保有しているIT資格は「基本情報」が圧倒的1位

 「現在保有しているIT資格」(複数回答可)についても聞いたところ、基本情報技術者が2位以下に大きな差を付けて1位だった(40.8%)。2位は応用情報技術者(24.6%)、3位はITパスポートと情報セキュリティマネジメント(20.8%)、4位は情報処理安全確保支援士(15.6%)、5位はネットワークスペシャリスト(12.8%)だった。

 IPAの情報処理技術者試験はIT関連の数少ない国家試験であり、初級者向けの試験も用意されているため保有者も多い。特にIT製品関連業や情報システム部門で働く人の保有率が高い。

 クラウドベンダー資格の保有率はAWSが10.4%、Microsoft Azureが8.7%、Google Cloudが3.8%だった。Google Cloudの認定資格は現時点では保有率が少ないが、「2026年に取得したいIT資格」としては9.3%の人が投票しておりMicrosoft Azureと並んでいる。クラウドサービスのシェアを見ると、AWSは右肩下がり、Microsoft Azureは波があるのに対して、Google Cloudは安定成長を続けている。シェアの絶対数は競合に及ばないが、今後の期待も含めて資格取得を志す人が増えている可能性はある。
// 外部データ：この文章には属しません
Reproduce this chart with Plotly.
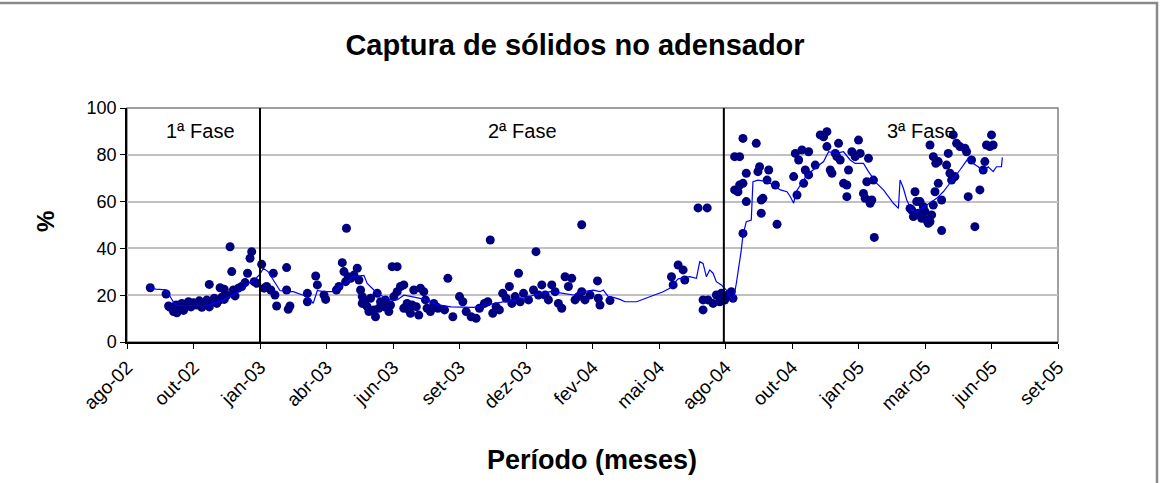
import pandas as pd
import plotly.graph_objects as go

BASE = "2002-08-12"

tick_labels = ["ago-02", "out-02", "jan-03", "abr-03", "jun-03", "set-03", "dez-03",
               "fev-04", "mai-04", "ago-04", "out-04", "jan-05", "mar-05", "jun-05", "set-05"]
tick_step_days = 80

phase_names = ["1ª Fase", "2ª Fase", "3ª Fase"]
phase_label_day = [89, 476, 956]
phase_bound_day = [160, 718]

# measured points: day offset from BASE, % captura
point_day = [
    28, 47, 50, 52, 56, 59, 60, 63, 66, 68, 70, 74, 77, 80, 84, 87, 90, 93, 96, 99, 99, 102, 105, 108,
    111, 112, 114, 117, 117, 120, 124, 126, 128, 130, 134, 138, 142, 145, 148, 150, 153, 156, 162,
    165, 168, 173, 176, 178, 180, 192, 192, 194, 196, 217, 217, 227, 229, 237, 239, 252, 255, 259,
    261, 263, 264, 266, 269, 273, 277, 279, 281, 283, 283, 286, 289, 291, 293, 297, 299, 301, 303,
    305, 309, 311, 315, 317, 319, 321, 325, 325, 329, 333, 333, 337, 339, 341, 343, 345, 348, 351,
    353, 357, 359, 361, 365, 369, 372,
    374, 382, 386, 392, 400, 404, 408, 414, 420, 424, 430, 434, 437, 440, 444, 448, 452, 456, 460,
    463, 467, 471, 473, 477, 483, 489, 492, 495, 499, 503, 507, 511, 515, 519, 523, 527, 531, 535,
    539, 543, 547, 547, 551, 557, 566, 567, 569, 581, 655, 657, 663, 669, 671, 687, 698, 693, 693,
    699, 705, 709, 713, 717, 715, 719, 723, 727, 729,
    731, 735, 737, 731, 737, 741, 741, 741, 745, 745, 757, 759, 761, 763, 763, 765, 770, 772, 780,
    782, 802, 804, 806, 808, 812, 814, 816, 820, 820, 828, 834, 838, 842, 842, 846, 848, 852, 854,
    856, 858, 862, 866, 866, 868, 872, 876, 880, 882, 886, 888, 890, 892, 894, 896, 898, 899,
    942, 944, 946, 948, 950, 952, 954, 956, 958, 960, 962, 964, 966, 966, 968, 970, 970, 972, 973,
    976, 976, 980, 980, 986, 988, 990, 992, 994, 996, 998, 1002, 1008, 1010, 1012, 1016, 1020,
    1026, 1030, 1032, 1034, 1038, 1040, 1042,
]
point_pct = [
    23.2, 20.5, 15.4, 14.8, 13.0, 15.8, 12.5, 14.0, 16.5, 13.5, 14.8, 17.2, 15.0, 16.8, 15.8, 17.6,
    14.8, 16.5, 17.9, 15.0, 24.6, 17.2, 18.7, 16.5, 17.9, 23.2, 19.1, 18.2, 22.5, 20.1, 40.7, 30.1,
    22.2, 19.7, 23.0, 23.7, 25.4, 29.4, 35.8, 38.6, 25.8, 25.1, 33.2,
    23.0, 23.7, 22.2, 29.4, 20.1, 15.4, 31.8, 22.2, 14.0, 15.4, 20.8, 17.2, 28.2, 24.4, 20.1, 18.2,
    22.2, 23.7, 33.9, 30.1, 25.8, 48.6, 27.9, 27.2, 28.6, 31.5, 26.5, 22.2, 19.4, 16.5, 17.2, 15.1,
    13.0, 18.7, 13.7, 10.8, 20.8, 14.4, 17.2, 15.1, 17.9, 13.0, 15.8, 32.2, 19.4, 32.2, 21.5, 23.7,
    24.4, 14.4, 16.5, 13.7, 12.3, 15.8, 22.2, 15.1, 11.5, 23.0, 21.5, 18.0, 14.4, 13.0, 16.5, 15.1,
    14.4, 13.7, 27.2, 10.8, 19.4, 17.2, 13.0, 10.8, 10.1, 14.4, 16.5, 17.2, 43.6, 12.3, 15.1, 13.7,
    20.8, 18.7, 23.7, 16.5, 19.4, 29.4, 17.2, 20.8, 18.0, 22.2, 38.6, 20.1, 24.4, 20.1, 18.0, 24.4,
    21.5, 16.5, 14.4, 27.9, 23.7, 27.2, 18.0, 19.4, 50.1, 21.5, 18.0, 20.1, 26.1, 18.7, 15.8, 17.7,
    27.9, 24.4, 32.9, 30.8, 26.5, 57.3, 57.3, 18.0, 13.7, 18.0, 16.5, 20.1, 17.2, 18.0, 20.8, 17.9,
    20.1, 21.5, 18.7,
    65.0, 64.2, 67.1, 79.2, 79.2, 87.0, 46.4, 67.8, 72.1, 60.0, 84.9, 72.8, 74.9, 60.7, 55.0, 61.4,
    69.2, 73.5, 67.1, 50.3, 70.7, 80.6, 62.8, 77.8, 82.1, 67.8, 73.5, 71.4, 81.3, 75.6, 88.5, 87.7,
    89.9, 83.5, 73.5, 72.1, 80.6, 79.2, 84.9, 77.8, 67.8, 67.1, 62.1, 73.5, 81.3, 79.2, 86.3, 80.6,
    63.5, 61.4, 68.5, 78.5, 59.3, 60.7, 69.2, 44.7,
    57.1, 56.4, 53.6, 64.2, 60.0, 55.0, 60.0, 52.9, 57.8, 55.7, 52.1, 50.7, 51.4, 84.2, 54.3, 58.5,
    79.2, 64.2, 76.4, 67.8, 77.1, 60.7, 47.6, 75.6, 80.6, 72.1, 69.2, 88.5, 70.7, 84.9, 83.5, 82.8,
    81.3, 62.1, 77.8, 49.3, 65.0, 73.5, 77.1, 84.2, 83.5, 88.5, 84.2,
]

# moving-average line
line_day = [
    28, 35, 47, 52, 56, 60, 80, 92, 100, 116, 124, 132, 140, 146, 154, 160, 164, 170, 176, 184, 192,
    200, 212, 220, 224, 229, 236, 248, 256, 265, 272, 280, 285, 289, 297, 305, 317, 325, 333, 341,
    353, 361, 373, 390, 417, 433, 453, 477, 497, 509, 525, 537, 549, 561, 569, 573, 579, 585, 593,
    599, 613, 629, 645, 653, 663, 677, 685, 689, 693, 697, 701, 705, 709, 715,
    721, 729, 733, 739, 741, 745, 751, 753, 759, 770, 778, 786, 794, 798, 802, 805, 810, 818, 830,
    838, 844, 852, 862, 870, 876, 886, 892, 902, 910, 916, 922, 928, 930, 934, 938, 944, 950, 956,
    966, 974, 982, 990, 996, 1002, 1012, 1018, 1024, 1030, 1036, 1042, 1046, 1052, 1053,
]
line_pct = [
    23, 22.6, 22.3, 19, 17, 15.5, 15.4, 15.6, 16, 18, 19.5, 21, 23, 25, 26.8, 29, 31.5, 30, 26.5, 22,
    21.5, 21.5, 20, 18.5, 16.5, 22, 21.5, 21.5, 23.5, 25.8, 28, 28.5, 28.5, 25, 22.2, 20, 18, 18, 20,
    19.5, 18.7, 18, 16, 15, 14.8, 15.8, 17.2, 18.7, 20.8, 21.5, 20.8, 20.1, 21.5, 22.2, 21.5, 22.2,
    19.4, 19.1, 18.2, 17.2, 17.2, 19.4, 21.5, 23, 27, 27.9, 27.2, 34.3, 33.6, 27.9, 30.8, 29.4, 25.8,
    24.4,
    22.2, 17.2, 25, 39.3, 45.7, 51.4, 52.1, 68.5, 69.2, 68.5, 67, 65, 64.2, 62.1, 59.3, 64.2, 67.1,
    71.4, 74.9, 77.1, 81.3, 80.6, 81.3, 77.8, 76.3, 76.3, 72.8, 67.8, 65, 62.1, 59.3, 57.1, 69.2,
    65.7, 60.7, 56.4, 55.7, 57.1, 59.3, 61.4, 64.2, 67.8, 70.7, 73.5, 78.5, 76.3, 74.9, 72.8, 74.9,
    72.8, 74.9, 74.9, 78.9,
]

base = pd.Timestamp(BASE)
to_date = lambda days: base + pd.to_timedelta(days, unit="D")

px_x = to_date(point_day)
ln_x = to_date(line_day)
tick_vals = [to_date(i * tick_step_days) for i in range(len(tick_labels))]
x_end = tick_vals[-1]

FONT = "Liberation Sans, Arial, sans-serif"

fig = go.Figure()
fig.add_trace(go.Scatter(x=px_x, y=point_pct, mode="markers",
                         marker=dict(color="#000080", size=9, line=dict(width=0)),
                         showlegend=False, hoverinfo="x+y"))
fig.add_trace(go.Scatter(x=ln_x, y=line_pct, mode="lines",
                         line=dict(color="#0000FF", width=1.2),
                         showlegend=False, hoverinfo="x+y"))

shapes = []
# plot area border (gray)
shapes.append(dict(type="rect", xref="paper", yref="paper", x0=0, x1=1, y0=0, y1=1,
                   line=dict(color="#808080", width=1.5), layer="below"))
# outer chart border
shapes.append(dict(type="rect", xref="paper", yref="paper",
                   x0=-0.2, x1=(1157 - 127) / 931, y0=-0.7, y1=1 + 105 / 234,
                   line=dict(color="#8a8a8a", width=2.5), layer="below"))
for d in phase_bound_day:
    shapes.append(dict(type="line", xref="x", yref="paper", x0=to_date(d), x1=to_date(d),
                       y0=0, y1=1, line=dict(color="#000000", width=2)))

annotations = []
for name, d in zip(phase_names, phase_label_day):
    annotations.append(dict(x=to_date(d), y=90, xref="x", yref="y", text=name, showarrow=False,
                            font=dict(family=FONT, size=20, color="#000000")))
annotations.append(dict(x=(592 - 127) / 931, y=(342 - 460) / 234, xref="paper", yref="paper",
                        xanchor="center", yanchor="middle",
                        text="<b>Período (meses)</b>", showarrow=False,
                        font=dict(family=FONT, size=27, color="#000000")))
annotations.append(dict(x=(45 - 127) / 931, y=(342 - 222) / 234, xref="paper", yref="paper",
                        xanchor="center", yanchor="middle",
                        text="<b>%</b>", textangle=-90, showarrow=False,
                        font=dict(family=FONT, size=24, color="#000000")))

fig.update_layout(
    width=1166, height=483,
    margin=dict(l=127, r=108, t=108, b=141),
    paper_bgcolor="white", plot_bgcolor="white",
    title=dict(text="<b>Captura de sólidos no adensador</b>", x=575 / 1166, xanchor="center",
               y=1 - 45 / 483, yanchor="middle", yref="container",
               font=dict(family=FONT, size=29, color="#000000")),
    xaxis=dict(type="date", range=[base, x_end], tickvals=tick_vals, ticktext=tick_labels,
               tickangle=-45, ticks="outside", ticklen=5, tickcolor="#000000",
               showline=True, linecolor="#000000", linewidth=1.5, showgrid=False, zeroline=False,
               tickfont=dict(family=FONT, size=19, color="#000000")),
    yaxis=dict(range=[0, 100], dtick=20, ticks="outside", ticklen=5, tickcolor="#000000",
               showline=True, linecolor="#000000", linewidth=1.5,
               showgrid=True, gridcolor="#c0c0c0", gridwidth=1.5, zeroline=False,
               tickfont=dict(family=FONT, size=18, color="#000000")),
    shapes=shapes, annotations=annotations,
)

fig.write_html("out.html")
 「あてはまるものはない」(つまり、保有しているIT資格がない)人は全体で23.2%だった。業種別で見るとIT製品以外の製造業で多く(40.6%)、部門別に見ると情報システム部門以外の部門で多い(30〜40%程度)。日本は欧米諸国と比較してIT人材がIT関連企業に偏在する傾向がある。IT関連企業は東京に集中しているため、地方のデジタル化が遅れる原因の一つとなっている可能性がある。システムのエンドユーザーがITの素養を身に付けることで、全社でのデジタル化やセキュリティ強化につながる。IT資格試験の受験者増がIT関連企業やIT部門の外にも広がることを期待したい。

「役に立ったIT資格」1位は応用情報

 併せて、何らかのIT資格を保有している人に対して「業務で最も役に立った資格」(1つのみ選択)を聞いたところ、1位は応用情報技術者だった。特に情報システム部門や課長職・主任相当の人に評価されており、システムの企画や開発、運用において必要な知識を幅広く学べる点が評価されていると思われる。また、情報システム部門ではIPAの「ネットワークスペシャリスト」や情報処理安全確保支援士も評価されており、これらの資格で得た知識が実務に直結していることが見て取れる。 

 一方、「取得したい人」「保有している人」が多かったクラウドベンダーの資格は、「役に立った資格」としては上位に挙がらなかった(AWSは3.2%、Microsoft Azureは2.3%、Google Cloudは1.8%)。1社のサービスに特化した資格ゆえに1位に選ぶ人が少なかったのだと思われる。また、プロジェクトのアサイン要件や転職の要件に記載されているために取得を目指しているなど、取得の動機が実務以外にある人が多い可能性がある。